Today as we were out running errands, the Byrds sang Turn, Turn, Turn to me. I know it was the right thing to do, back in October of 2017, to choose that song and sing it, no matter how difficult it was at the time. Today, is all rushed back at me and I sat in the car and very nearly cried. The sadness was overwhelming me and it was joined by a bit possibly anger, or maybe just chagrin: the song will forever bring me back to that day in church, to that time of sadness, to that year, that for my family was as bad or worse than 2020 has been for the world. How dare those emotions hang their hat on that melody and those words!
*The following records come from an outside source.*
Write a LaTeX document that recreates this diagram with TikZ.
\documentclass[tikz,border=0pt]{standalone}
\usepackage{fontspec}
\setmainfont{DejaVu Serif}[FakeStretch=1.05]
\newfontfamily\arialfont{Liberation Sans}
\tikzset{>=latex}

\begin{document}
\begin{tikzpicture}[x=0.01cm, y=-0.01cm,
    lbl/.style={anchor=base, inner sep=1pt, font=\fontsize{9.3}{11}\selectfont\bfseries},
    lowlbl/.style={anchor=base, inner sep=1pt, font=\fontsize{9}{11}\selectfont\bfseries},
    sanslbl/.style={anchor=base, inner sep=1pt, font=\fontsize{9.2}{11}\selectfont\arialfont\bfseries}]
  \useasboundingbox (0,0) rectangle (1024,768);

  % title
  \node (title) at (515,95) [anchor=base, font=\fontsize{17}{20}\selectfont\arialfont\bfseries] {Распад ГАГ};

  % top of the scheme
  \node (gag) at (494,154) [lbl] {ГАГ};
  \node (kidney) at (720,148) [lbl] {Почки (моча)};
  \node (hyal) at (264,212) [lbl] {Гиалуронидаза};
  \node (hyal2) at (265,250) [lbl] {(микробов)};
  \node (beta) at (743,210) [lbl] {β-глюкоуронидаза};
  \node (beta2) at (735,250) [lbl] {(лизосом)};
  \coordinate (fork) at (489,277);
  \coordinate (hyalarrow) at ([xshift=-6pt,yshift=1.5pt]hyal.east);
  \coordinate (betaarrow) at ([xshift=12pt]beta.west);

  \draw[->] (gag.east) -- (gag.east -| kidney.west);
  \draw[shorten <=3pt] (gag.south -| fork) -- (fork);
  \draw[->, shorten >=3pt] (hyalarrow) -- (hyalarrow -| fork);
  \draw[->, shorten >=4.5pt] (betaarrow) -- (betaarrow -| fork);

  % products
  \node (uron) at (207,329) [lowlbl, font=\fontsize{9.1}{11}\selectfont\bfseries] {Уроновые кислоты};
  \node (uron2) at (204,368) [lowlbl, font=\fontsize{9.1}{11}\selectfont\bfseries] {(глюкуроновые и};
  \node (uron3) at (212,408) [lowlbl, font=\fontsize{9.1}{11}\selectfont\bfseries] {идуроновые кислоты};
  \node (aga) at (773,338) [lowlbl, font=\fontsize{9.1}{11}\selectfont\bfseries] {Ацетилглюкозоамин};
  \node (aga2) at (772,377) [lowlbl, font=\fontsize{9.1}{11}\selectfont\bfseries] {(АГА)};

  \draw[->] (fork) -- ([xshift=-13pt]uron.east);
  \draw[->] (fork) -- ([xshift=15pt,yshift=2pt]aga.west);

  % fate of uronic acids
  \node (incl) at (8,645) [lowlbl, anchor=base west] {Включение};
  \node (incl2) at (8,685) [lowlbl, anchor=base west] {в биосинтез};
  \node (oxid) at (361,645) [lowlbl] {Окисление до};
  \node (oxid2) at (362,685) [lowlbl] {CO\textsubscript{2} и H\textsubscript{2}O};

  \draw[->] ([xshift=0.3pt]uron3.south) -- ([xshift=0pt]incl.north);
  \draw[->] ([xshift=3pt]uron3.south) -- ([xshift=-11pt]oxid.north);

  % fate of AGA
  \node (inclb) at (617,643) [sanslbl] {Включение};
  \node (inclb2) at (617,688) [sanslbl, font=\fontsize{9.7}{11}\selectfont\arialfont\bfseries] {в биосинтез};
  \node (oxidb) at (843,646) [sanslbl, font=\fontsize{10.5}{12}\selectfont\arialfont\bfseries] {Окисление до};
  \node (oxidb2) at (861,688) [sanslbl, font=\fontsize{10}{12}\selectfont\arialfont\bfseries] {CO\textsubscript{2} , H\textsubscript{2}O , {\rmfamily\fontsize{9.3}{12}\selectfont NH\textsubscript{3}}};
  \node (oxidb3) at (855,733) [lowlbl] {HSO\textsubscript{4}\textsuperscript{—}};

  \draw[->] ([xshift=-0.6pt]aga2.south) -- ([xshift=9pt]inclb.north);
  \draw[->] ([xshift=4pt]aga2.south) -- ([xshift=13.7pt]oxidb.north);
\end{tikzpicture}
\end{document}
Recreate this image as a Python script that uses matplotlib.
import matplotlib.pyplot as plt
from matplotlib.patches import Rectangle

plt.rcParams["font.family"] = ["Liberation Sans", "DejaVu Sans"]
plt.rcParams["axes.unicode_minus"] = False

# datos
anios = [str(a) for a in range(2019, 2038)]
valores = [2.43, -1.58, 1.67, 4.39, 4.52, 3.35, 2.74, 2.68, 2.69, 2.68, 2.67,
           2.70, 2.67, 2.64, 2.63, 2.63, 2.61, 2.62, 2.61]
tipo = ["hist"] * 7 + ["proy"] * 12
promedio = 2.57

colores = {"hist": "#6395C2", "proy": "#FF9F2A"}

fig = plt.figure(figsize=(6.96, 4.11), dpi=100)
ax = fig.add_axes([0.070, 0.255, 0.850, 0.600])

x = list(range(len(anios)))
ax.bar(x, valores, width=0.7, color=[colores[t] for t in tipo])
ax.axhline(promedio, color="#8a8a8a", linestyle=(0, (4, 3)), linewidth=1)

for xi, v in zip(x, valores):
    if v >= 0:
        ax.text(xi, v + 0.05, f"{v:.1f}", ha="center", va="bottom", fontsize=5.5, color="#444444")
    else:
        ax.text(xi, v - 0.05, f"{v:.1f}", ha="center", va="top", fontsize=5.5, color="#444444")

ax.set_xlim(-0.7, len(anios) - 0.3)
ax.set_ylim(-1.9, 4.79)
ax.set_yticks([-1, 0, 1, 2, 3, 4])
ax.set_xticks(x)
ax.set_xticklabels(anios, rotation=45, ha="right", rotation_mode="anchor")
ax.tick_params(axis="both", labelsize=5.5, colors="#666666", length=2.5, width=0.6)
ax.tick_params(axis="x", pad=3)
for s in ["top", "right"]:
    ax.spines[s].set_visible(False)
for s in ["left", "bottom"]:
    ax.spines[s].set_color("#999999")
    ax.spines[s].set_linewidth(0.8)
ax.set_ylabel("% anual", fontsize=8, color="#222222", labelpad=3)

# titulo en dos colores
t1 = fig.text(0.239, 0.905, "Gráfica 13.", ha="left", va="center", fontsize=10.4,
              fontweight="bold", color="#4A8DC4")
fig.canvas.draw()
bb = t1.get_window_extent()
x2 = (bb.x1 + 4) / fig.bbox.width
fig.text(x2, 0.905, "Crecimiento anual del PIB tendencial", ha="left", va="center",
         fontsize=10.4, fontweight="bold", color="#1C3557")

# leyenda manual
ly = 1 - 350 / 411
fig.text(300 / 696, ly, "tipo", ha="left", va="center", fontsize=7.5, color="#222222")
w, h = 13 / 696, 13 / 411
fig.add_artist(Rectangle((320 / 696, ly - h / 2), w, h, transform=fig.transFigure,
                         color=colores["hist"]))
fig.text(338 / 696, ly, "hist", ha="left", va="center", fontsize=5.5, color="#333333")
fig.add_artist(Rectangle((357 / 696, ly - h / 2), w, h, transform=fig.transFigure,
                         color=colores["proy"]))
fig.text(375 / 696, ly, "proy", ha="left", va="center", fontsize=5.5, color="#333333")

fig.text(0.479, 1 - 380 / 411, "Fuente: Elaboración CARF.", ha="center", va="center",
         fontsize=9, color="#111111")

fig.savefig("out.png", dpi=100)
I always think I’m done with the grief. If I count my mother’s cousin, and someone that was a more remote family member, I lost 5 family members in 7 months. In the middle of that, I lost one of my dogs (I had watched him being born, I held him as he died); This on the heels of a year which sported a vacation to Hawaii cut short by abroken leg, building a new house and selling a home where we had lived for 30+ years and a spouse who had a run-in with colon cancer and said brother-in-law’s first cancer. I mostly am done, but it just jumps up and grabs me when I least expect it.

Life is good. I know that. To everything there is a season — a time to sow and a time to reap, a time to be born and a time to die, a time for war and a time for peace. And if I continue to listen — How can I keep from singing?
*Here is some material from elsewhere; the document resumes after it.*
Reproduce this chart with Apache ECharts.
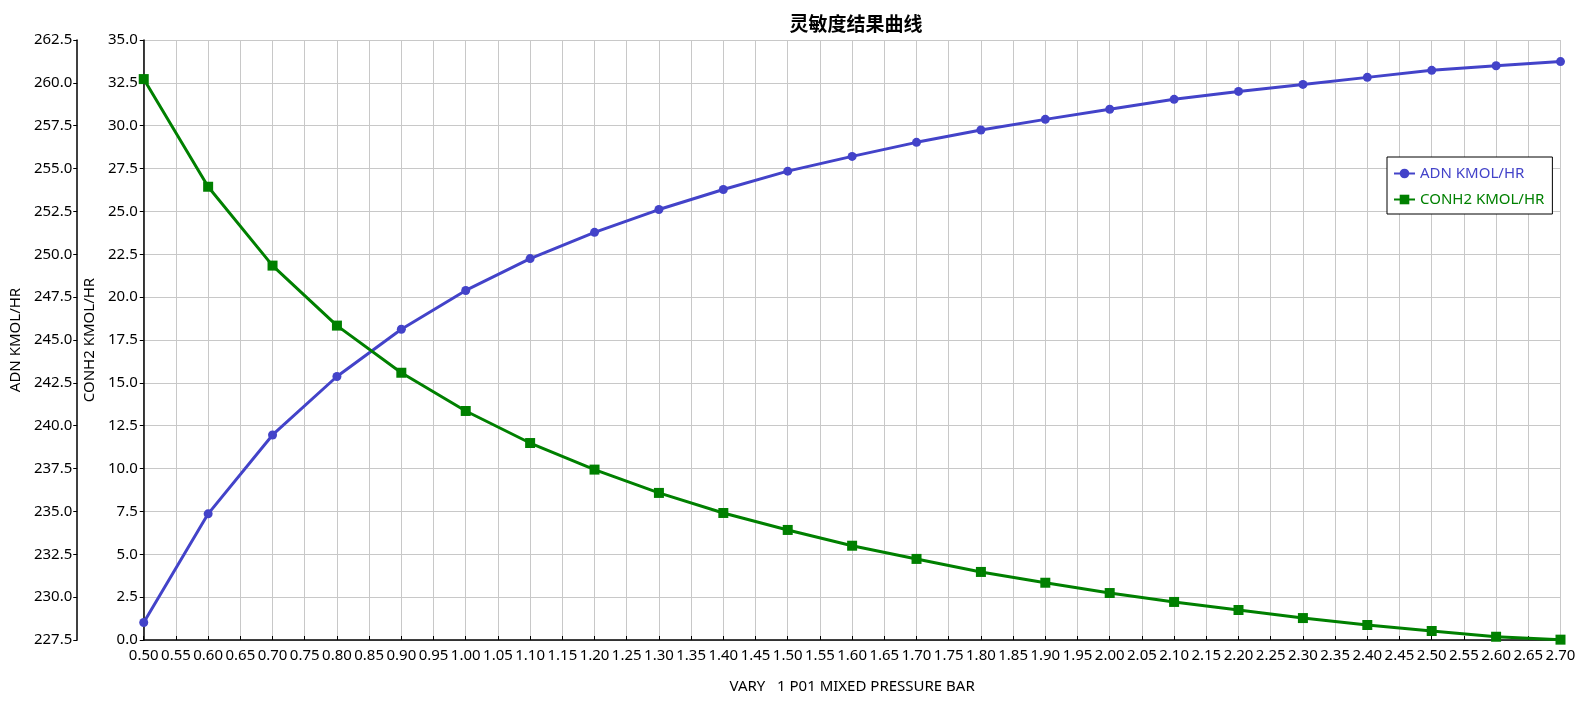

Expanding the Social Circle

Photo by Evgeni Tcherkasski on Unsplash

We got brave: my daughter and her family needed to vacate because their house is on market and there were several showings. They brought the kids’ bikes and skates and legos, and the son-in-law’s golf clubs (his parents live very close by). We spent hours on the back porch just being and talking. Kev played golf. My granddaughter continued in her journey to master roller blades and we could see visible honing of her abilities over just a day; Grandson rode his bike and showed me all the neat tricks he could do such as stand up and pedal and life 8 fingers off the handlebars. We baked a birthday cake, made homemade pasta (spaghetti) and french baguettes. We had fun.

I hope it wasn’t a mistake. I’ve been sneezing. It’s definitely allergy type sneezing complete with itchy eyes. I don’t know what has bloomed, but it has come in force. I wash my hands, I wash my face, I put eye drops in so I don’t rub my eyes. I wish there wasn’t a background worry that it could be other than allergies. This freaking virus messes with your head big time.
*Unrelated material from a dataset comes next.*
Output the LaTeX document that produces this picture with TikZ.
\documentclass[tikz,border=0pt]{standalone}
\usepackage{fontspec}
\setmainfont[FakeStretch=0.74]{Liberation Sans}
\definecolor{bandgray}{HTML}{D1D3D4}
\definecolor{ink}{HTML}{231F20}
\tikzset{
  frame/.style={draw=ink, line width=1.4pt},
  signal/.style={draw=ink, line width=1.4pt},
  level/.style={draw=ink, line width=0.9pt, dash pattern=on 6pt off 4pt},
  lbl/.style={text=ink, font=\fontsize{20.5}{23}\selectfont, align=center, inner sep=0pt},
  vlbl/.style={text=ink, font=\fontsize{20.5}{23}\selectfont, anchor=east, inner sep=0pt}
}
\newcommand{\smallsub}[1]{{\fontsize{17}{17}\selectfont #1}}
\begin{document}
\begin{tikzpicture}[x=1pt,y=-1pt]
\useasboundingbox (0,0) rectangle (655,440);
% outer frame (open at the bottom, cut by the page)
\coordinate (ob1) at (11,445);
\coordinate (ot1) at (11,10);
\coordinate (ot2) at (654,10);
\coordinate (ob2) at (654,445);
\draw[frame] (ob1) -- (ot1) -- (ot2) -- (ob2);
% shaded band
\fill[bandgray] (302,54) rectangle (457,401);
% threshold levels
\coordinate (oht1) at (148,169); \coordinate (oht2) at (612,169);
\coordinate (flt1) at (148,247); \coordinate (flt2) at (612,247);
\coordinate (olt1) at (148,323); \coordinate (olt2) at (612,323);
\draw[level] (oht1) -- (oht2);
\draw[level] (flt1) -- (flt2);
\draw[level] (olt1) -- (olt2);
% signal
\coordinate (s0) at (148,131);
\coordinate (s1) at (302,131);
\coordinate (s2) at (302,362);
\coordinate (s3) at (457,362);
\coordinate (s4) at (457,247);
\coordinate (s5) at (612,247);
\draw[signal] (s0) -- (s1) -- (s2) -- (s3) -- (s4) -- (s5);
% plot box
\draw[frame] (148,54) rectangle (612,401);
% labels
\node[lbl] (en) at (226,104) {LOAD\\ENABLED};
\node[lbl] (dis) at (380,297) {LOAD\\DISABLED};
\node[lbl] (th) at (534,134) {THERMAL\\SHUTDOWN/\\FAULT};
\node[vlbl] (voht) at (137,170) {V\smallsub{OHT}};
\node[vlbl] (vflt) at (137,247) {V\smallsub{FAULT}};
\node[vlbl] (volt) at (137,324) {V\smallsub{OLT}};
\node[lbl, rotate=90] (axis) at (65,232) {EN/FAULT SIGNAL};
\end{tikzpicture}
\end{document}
This being together, being social, is at the same time the thing that allows a virus to spread, but also builds us up so we can fight an infection. Two-edged sword: blessing and curse. Humans need community. Some more than others, but still, even we introverts need the company of others. We all need to touch the reality that we are one, for better or worse, sickness and health, good times and bad, winter and summer.

Until we get together again, I’ll stay put as much as possible. With the state “opening up” there are more temptations to call me out of the house. Do I actually keep the dentist appointment? It was rescheduled and it’s just a regular cleaning. What about getting my hair cut? That really needs doing. Or the eye doctor appointment? Decisions. And, I’m pretty sure the worst is not behind us. These things are scheduled already, but do I keep the appointments?

Getting to the new normal is going to be a long process it seems.